The Republican Party has become an embarrassment to itself and to America. Historians will likely debate whether the fall of the GOP was a slow moral decline or accidental suicide.
In the meantime we watch in disbelief as the party of Lincoln and emancipation has reverted to "trickle-down racism" according to Mitt Romney. The once proud party of Republican President Ike Eisenhower, the World War II leader that executed the D-Day strategy that destroyed Germany's Atlantic Wall, now thinks that building another wall along the boarder of Mexico will work out better than the one Hitler built in 1942. Instead of the intellectual political writings of conservative William F. Buckley, the new face of the GOP is a bombastic demagogue, dripping venom with each new racist outburst. Even Republican House Speaker Paul Ryan called Trumps remarks "the textbook definition of a racist comment." Donald Trump is redefining the Republican Party and the new version is an open attack on the conservative values of the past.
The efforts within the GOP to stop Trump are too little and too late. Some Republican insiders, fearful of the damage Trump is doing to the party, are openly trying to stop the mogul by staging an all-out delegate revolt at the Republican National Convention. This far-fetched idea is a clear indication of the panic and desperation within the ranks of the GOP.
Other Republicans such as conservative commentator Bill Kristol and 2012 nominee Mitt Romney are proposing that Republicans abandon their party altogether and vote for the Libertarian Party candidate, Governor Gary Johnson. Remember in the Election of 1992, third party candidate Ross Perot collected 18% of the popular vote. The fraction of the GOP unhappy with Donald Trump could surpass that percentage.

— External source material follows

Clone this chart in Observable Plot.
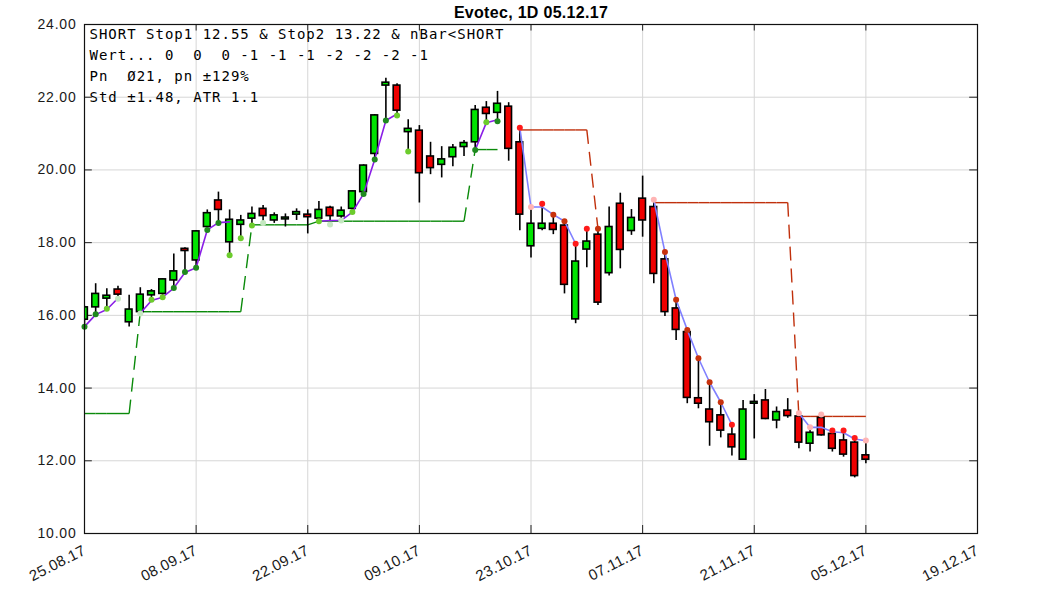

The death of the Republican Party will not be due to natural causes but rather the result of a catastrophic moral collapse. In the end Donald Trump will leave the GOP morally bankrupt and he will walk away from Republicans like one of his failed real estate ventures. Somehow I can hear Trump's parting comment to his Fox News nemesis, Megyn Kelly, "Its not my fault, they weren't that good anyway."